**WHAT IS BEING ASKED**
Extract the records in full, leaving every picture out.

Entries taken from a collection
-- begin --
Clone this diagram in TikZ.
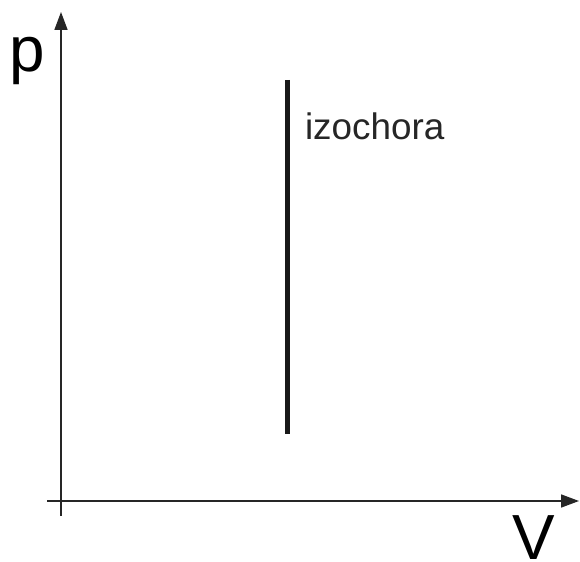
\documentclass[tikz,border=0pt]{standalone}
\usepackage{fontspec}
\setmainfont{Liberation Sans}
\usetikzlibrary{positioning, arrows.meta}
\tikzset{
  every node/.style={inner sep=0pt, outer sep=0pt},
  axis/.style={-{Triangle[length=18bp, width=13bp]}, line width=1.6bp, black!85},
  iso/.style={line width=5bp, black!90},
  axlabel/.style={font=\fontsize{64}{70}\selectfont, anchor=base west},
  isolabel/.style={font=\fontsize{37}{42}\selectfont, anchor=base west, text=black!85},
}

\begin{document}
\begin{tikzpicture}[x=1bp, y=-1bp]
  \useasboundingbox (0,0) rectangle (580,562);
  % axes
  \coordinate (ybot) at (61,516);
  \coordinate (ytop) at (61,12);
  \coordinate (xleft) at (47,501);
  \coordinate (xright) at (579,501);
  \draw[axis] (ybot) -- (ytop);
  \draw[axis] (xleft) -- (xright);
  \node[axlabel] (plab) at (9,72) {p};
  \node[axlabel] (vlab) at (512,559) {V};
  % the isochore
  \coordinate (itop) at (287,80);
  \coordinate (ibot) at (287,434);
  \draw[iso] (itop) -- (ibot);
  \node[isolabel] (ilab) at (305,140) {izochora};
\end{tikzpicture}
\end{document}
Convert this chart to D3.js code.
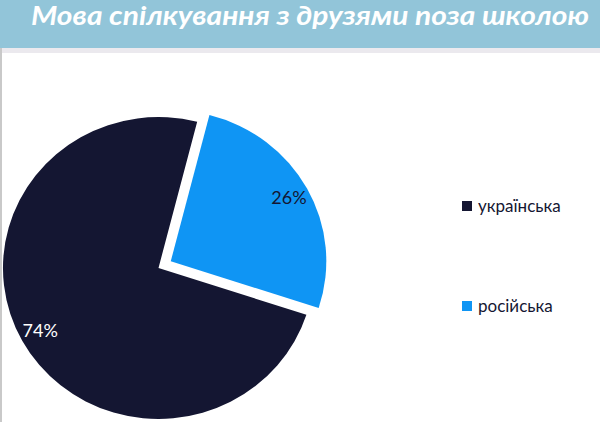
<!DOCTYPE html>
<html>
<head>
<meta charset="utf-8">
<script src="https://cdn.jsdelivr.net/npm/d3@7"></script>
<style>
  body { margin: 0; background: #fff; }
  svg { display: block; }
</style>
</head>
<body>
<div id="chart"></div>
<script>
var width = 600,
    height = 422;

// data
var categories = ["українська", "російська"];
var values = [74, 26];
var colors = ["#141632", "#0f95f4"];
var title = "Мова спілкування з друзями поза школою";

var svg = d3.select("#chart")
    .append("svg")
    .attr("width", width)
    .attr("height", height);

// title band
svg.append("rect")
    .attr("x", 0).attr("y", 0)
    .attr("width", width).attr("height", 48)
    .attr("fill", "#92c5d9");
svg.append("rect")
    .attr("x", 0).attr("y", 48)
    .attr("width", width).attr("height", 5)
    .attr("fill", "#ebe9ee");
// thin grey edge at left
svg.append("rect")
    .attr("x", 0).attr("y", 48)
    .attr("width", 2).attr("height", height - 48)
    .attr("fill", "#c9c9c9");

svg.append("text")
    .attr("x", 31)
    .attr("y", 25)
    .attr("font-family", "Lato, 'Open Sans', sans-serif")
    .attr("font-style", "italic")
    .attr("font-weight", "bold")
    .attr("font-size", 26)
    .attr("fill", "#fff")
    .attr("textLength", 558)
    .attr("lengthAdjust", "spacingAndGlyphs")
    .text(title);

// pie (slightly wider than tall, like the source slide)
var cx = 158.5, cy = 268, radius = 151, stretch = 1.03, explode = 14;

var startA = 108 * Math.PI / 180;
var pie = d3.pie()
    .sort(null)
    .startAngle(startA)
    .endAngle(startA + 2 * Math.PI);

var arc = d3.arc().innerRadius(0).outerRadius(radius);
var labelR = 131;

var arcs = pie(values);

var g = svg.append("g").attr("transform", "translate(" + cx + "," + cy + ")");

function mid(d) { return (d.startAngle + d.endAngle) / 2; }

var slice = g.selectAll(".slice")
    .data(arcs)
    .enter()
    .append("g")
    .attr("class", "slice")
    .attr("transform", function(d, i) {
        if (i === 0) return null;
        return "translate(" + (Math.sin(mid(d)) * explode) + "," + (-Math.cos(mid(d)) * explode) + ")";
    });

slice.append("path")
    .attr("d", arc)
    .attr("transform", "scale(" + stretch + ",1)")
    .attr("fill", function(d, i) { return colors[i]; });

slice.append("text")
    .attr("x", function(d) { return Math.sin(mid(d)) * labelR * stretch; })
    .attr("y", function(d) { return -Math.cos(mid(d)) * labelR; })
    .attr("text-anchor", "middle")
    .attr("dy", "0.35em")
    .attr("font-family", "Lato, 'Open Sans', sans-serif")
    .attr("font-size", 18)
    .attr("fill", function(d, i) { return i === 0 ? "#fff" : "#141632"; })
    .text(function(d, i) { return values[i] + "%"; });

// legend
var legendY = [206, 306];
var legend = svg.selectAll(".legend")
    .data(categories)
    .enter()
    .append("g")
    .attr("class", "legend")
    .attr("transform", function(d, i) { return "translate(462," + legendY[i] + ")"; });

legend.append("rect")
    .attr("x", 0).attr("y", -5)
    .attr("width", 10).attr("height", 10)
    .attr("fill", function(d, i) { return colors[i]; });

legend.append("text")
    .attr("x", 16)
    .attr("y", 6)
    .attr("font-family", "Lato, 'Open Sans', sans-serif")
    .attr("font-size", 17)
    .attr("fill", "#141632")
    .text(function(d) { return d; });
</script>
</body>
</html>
-- end --
**WORKED ANSWER**
Clone this diagram in TikZ.
\documentclass[tikz,border=0pt]{standalone}
\usepackage{fontspec}
\setmainfont{Liberation Sans}
\usetikzlibrary{positioning, arrows.meta}
\tikzset{
  every node/.style={inner sep=0pt, outer sep=0pt},
  axis/.style={-{Triangle[length=18bp, width=13bp]}, line width=1.6bp, black!85},
  iso/.style={line width=5bp, black!90},
  axlabel/.style={font=\fontsize{64}{70}\selectfont, anchor=base west},
  isolabel/.style={font=\fontsize{37}{42}\selectfont, anchor=base west, text=black!85},
}

\begin{document}
\begin{tikzpicture}[x=1bp, y=-1bp]
  \useasboundingbox (0,0) rectangle (580,562);
  % axes
  \coordinate (ybot) at (61,516);
  \coordinate (ytop) at (61,12);
  \coordinate (xleft) at (47,501);
  \coordinate (xright) at (579,501);
  \draw[axis] (ybot) -- (ytop);
  \draw[axis] (xleft) -- (xright);
  \node[axlabel] (plab) at (9,72) {p};
  \node[axlabel] (vlab) at (512,559) {V};
  % the isochore
  \coordinate (itop) at (287,80);
  \coordinate (ibot) at (287,434);
  \draw[iso] (itop) -- (ibot);
  \node[isolabel] (ilab) at (305,140) {izochora};
\end{tikzpicture}
\end{document}
Convert this chart to D3.js code.
<!DOCTYPE html>
<html>
<head>
<meta charset="utf-8">
<script src="https://cdn.jsdelivr.net/npm/d3@7"></script>
<style>
  body { margin: 0; background: #fff; }
  svg { display: block; }
</style>
</head>
<body>
<div id="chart"></div>
<script>
var width = 600,
    height = 422;

// data
var categories = ["українська", "російська"];
var values = [74, 26];
var colors = ["#141632", "#0f95f4"];
var title = "Мова спілкування з друзями поза школою";

var svg = d3.select("#chart")
    .append("svg")
    .attr("width", width)
    .attr("height", height);

// title band
svg.append("rect")
    .attr("x", 0).attr("y", 0)
    .attr("width", width).attr("height", 48)
    .attr("fill", "#92c5d9");
svg.append("rect")
    .attr("x", 0).attr("y", 48)
    .attr("width", width).attr("height", 5)
    .attr("fill", "#ebe9ee");
// thin grey edge at left
svg.append("rect")
    .attr("x", 0).attr("y", 48)
    .attr("width", 2).attr("height", height - 48)
    .attr("fill", "#c9c9c9");

svg.append("text")
    .attr("x", 31)
    .attr("y", 25)
    .attr("font-family", "Lato, 'Open Sans', sans-serif")
    .attr("font-style", "italic")
    .attr("font-weight", "bold")
    .attr("font-size", 26)
    .attr("fill", "#fff")
    .attr("textLength", 558)
    .attr("lengthAdjust", "spacingAndGlyphs")
    .text(title);

// pie (slightly wider than tall, like the source slide)
var cx = 158.5, cy = 268, radius = 151, stretch = 1.03, explode = 14;

var startA = 108 * Math.PI / 180;
var pie = d3.pie()
    .sort(null)
    .startAngle(startA)
    .endAngle(startA + 2 * Math.PI);

var arc = d3.arc().innerRadius(0).outerRadius(radius);
var labelR = 131;

var arcs = pie(values);

var g = svg.append("g").attr("transform", "translate(" + cx + "," + cy + ")");

function mid(d) { return (d.startAngle + d.endAngle) / 2; }

var slice = g.selectAll(".slice")
    .data(arcs)
    .enter()
    .append("g")
    .attr("class", "slice")
    .attr("transform", function(d, i) {
        if (i === 0) return null;
        return "translate(" + (Math.sin(mid(d)) * explode) + "," + (-Math.cos(mid(d)) * explode) + ")";
    });

slice.append("path")
    .attr("d", arc)
    .attr("transform", "scale(" + stretch + ",1)")
    .attr("fill", function(d, i) { return colors[i]; });

slice.append("text")
    .attr("x", function(d) { return Math.sin(mid(d)) * labelR * stretch; })
    .attr("y", function(d) { return -Math.cos(mid(d)) * labelR; })
    .attr("text-anchor", "middle")
    .attr("dy", "0.35em")
    .attr("font-family", "Lato, 'Open Sans', sans-serif")
    .attr("font-size", 18)
    .attr("fill", function(d, i) { return i === 0 ? "#fff" : "#141632"; })
    .text(function(d, i) { return values[i] + "%"; });

// legend
var legendY = [206, 306];
var legend = svg.selectAll(".legend")
    .data(categories)
    .enter()
    .append("g")
    .attr("class", "legend")
    .attr("transform", function(d, i) { return "translate(462," + legendY[i] + ")"; });

legend.append("rect")
    .attr("x", 0).attr("y", -5)
    .attr("width", 10).attr("height", 10)
    .attr("fill", function(d, i) { return colors[i]; });

legend.append("text")
    .attr("x", 16)
    .attr("y", 6)
    .attr("font-family", "Lato, 'Open Sans', sans-serif")
    .attr("font-size", 17)
    .attr("fill", "#141632")
    .text(function(d) { return d; });
</script>
</body>
</html>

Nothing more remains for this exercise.